Generating semantically and temporally aligned audio content in accordance with video input has become a focal point for researchers, particularly following the remarkable breakthrough in text-to-video generation. We aim to offer insights into the video-to-audio generation paradigm.

Install

First install the python requirements. We recommend using conda:

conda create -n vta-ldm python=3.10
conda activate vta-ldm
pip install -r requirements.txt

Then download the checkpoints from huggingface, we recommend using git lfs:

mkdir ckpt && cd ckpt
git clone https://huggingface.co/ariesssxu/vta-ldm-clip4clip-v-large
# pull if large files are skipped:
cd vta-ldm-clip4clip-v-large && git lfs pull

Model List

Inference

Put the video pieces into the data directory. Run the provided inference script to generate audio content from the input videos:

bash inference_from_video.sh

You can custom the hyperparameters to fit your personal requirements.

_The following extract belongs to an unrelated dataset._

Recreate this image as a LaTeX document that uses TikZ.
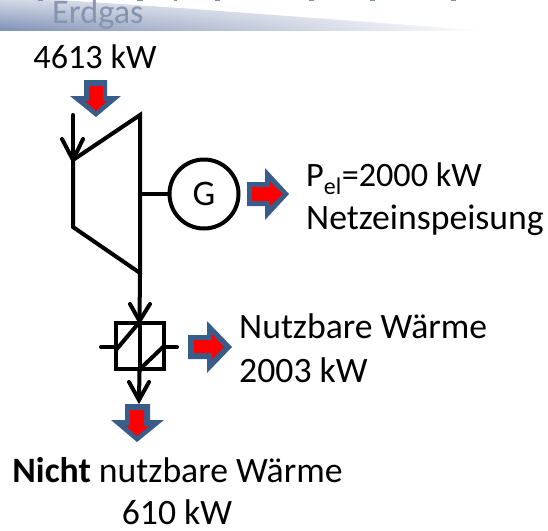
\documentclass[tikz,border=0pt]{standalone}
\usepackage{fontspec}
\usetikzlibrary{fadings}
\setmainfont{Carlito}
\definecolor{ablue}{RGB}{56,93,138}
\definecolor{bannerblue}{RGB}{125,143,180}
\definecolor{erdgray}{RGB}{135,148,175}
\tikzset{
  x=1pt,y=-1pt,
  pipe/.style={line width=4pt,line cap=round,line join=miter},
  lab/.style={font=\fontsize{35.7}{42}\selectfont,inner sep=0pt,text=black},
  labsmall/.style={lab,font=\fontsize{34.2}{41}\selectfont},
  outer/.style={fill=ablue,draw=none},
  inner/.style={fill=red,draw=none},
}
\begin{document}
\begin{tikzpicture}
\useasboundingbox (0,0) rectangle (548,530);
% banner
\shade[top color=bannerblue!35!white,bottom color=bannerblue,path fading=east] (0,0) -- (60,0) -- (180,8) -- (490,31) -- (0,31) -- cycle;
\foreach \mx/\mw in {40/5,140/6,175/3,217/5,311/5,372/5,453/5}
  \fill[bannerblue] (\mx-\mw/2,0) rectangle (\mx+\mw/2,1.2);
\node[labsmall,text=erdgray,anchor=base west] (erdgas) at (52,23) {Erdgas};
% labels
\node[labsmall,anchor=base] (fuel) at (95,68) {4613 kW};
\node[labsmall,anchor=base west] (pel) at (306,186) {P\textsubscript{el}=2000 kW};
\node[lab,anchor=base west] (netz) at (306,229) {Netzeinspeisung};
\node[lab,anchor=base west] (heat) at (239,338) {Nutzbare Wärme};
\node[lab,anchor=base west] (heatv) at (239,382) {2003 kW};
\node[lab,anchor=base] (loss) at (177.5,482) {\textbf{Nicht} nutzbare Wärme};
\node[lab,anchor=base] (lossv) at (177,524) {610 kW};
% block arrows
\draw[outer] (84,80) -- (107,80) -- (107,96) -- (121,96) -- (96,117) -- (70,96) -- (84,96) -- cycle;
\draw[inner] (89,86) -- (103,86) -- (103,101) -- (107,101) -- (96,111) -- (85,101) -- (89,101) -- cycle;
\draw[outer] (247,182) -- (265,182) -- (265,168) -- (289,194) -- (265,220) -- (265,206) -- (247,206) -- cycle;
\draw[inner] (252,187) -- (270,187) -- (270,182) -- (283,194) -- (270,206) -- (270,201) -- (252,201) -- cycle;
\draw[outer] (188,335) -- (207,335) -- (207,321) -- (232,347) -- (207,373) -- (207,359) -- (188,359) -- cycle;
\draw[inner] (194,340) -- (212,340) -- (212,334) -- (224,347) -- (212,359) -- (212,353) -- (194,353) -- cycle;
\draw[outer] (125,404) -- (150,404) -- (150,420) -- (164,420) -- (137,442) -- (111,420) -- (125,420) -- cycle;
\draw[inner] (130,410) -- (144,410) -- (144,426) -- (149,426) -- (137,436) -- (126,426) -- (130,426) -- cycle;
% turbine
\coordinate (inl) at (73,115);
\coordinate (tl) at (73,160);
\coordinate (tr) at (140,115);
\coordinate (bl) at (73,227);
\coordinate (br) at (140,273);
\coordinate (sh) at (140,194);
\draw[pipe] (tr) -- (tl) -- (bl) -- (br) -- cycle;
\draw[pipe] (inl) -- (tl);
\coordinate (ia) at (62,139); \coordinate (ib) at (83,139);
\draw[pipe] (ia) -- (tl) -- (ib);
\node[circle,draw,line width=4pt,minimum size=69pt,inner sep=0pt,font=\fontsize{36}{42}\selectfont] (gen) at (204,194) {G};
\draw[pipe] (sh) -- (gen);
% heat exchanger
\node[draw,line width=4pt,minimum width=48pt,minimum height=46pt,inner sep=0pt] (hx) at (139.5,346) {};
\coordinate (sl) at (101,347); \coordinate (sr) at (177,347);
\draw[pipe] (sl) -- (hx.west |- sl);
\draw[pipe] (sr) -- (hx.east |- sr);
\draw[pipe] (hx.north) -- (hx.south);
\coordinate (d1a) at (116,350); \coordinate (d1b) at (137,325);
\coordinate (d2a) at (141,368); \coordinate (d2b) at (163,347);
\draw[pipe] (d1a) -- (d1b);
\draw[pipe] (d2a) -- (d2b);
\draw[pipe] (br) -- (hx.north);
\coordinate (a1) at (130,304); \coordinate (a2) at (150,304);
\draw[pipe] (a1) -- (hx.north) -- (a2);
\coordinate (ot) at (139,400);
\draw[pipe] (hx.south) -- (ot);
\coordinate (a3) at (129,382); \coordinate (a4) at (149,382);
\draw[pipe] (a3) -- (ot) -- (a4);
\end{tikzpicture}
\end{document}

We also provide a script that can help merge the generated audio content with the original video based on ffmpeg:

bash tools/merge_video_audio

Training

TBD. Code Coming Soon.

Ack

This work is based on some of the great repos:
diffusers
Tango
Audioldm

Cite us

@misc{xu2024vta-ldm,  
      title={Video-to-Audio Generation with Hidden Alignment},   
      author={Manjie Xu and Chenxing Li and Yong Ren and Rilin Chen and Yu Gu and Wei Liang and Dong Yu},
      year={2024},
      eprint={2407.07464},
      archivePrefix={arXiv},
      url={https://arxiv.org/abs/2407.07464}, 
}

Disclaimer

This is not an official product by Tencent Ltd.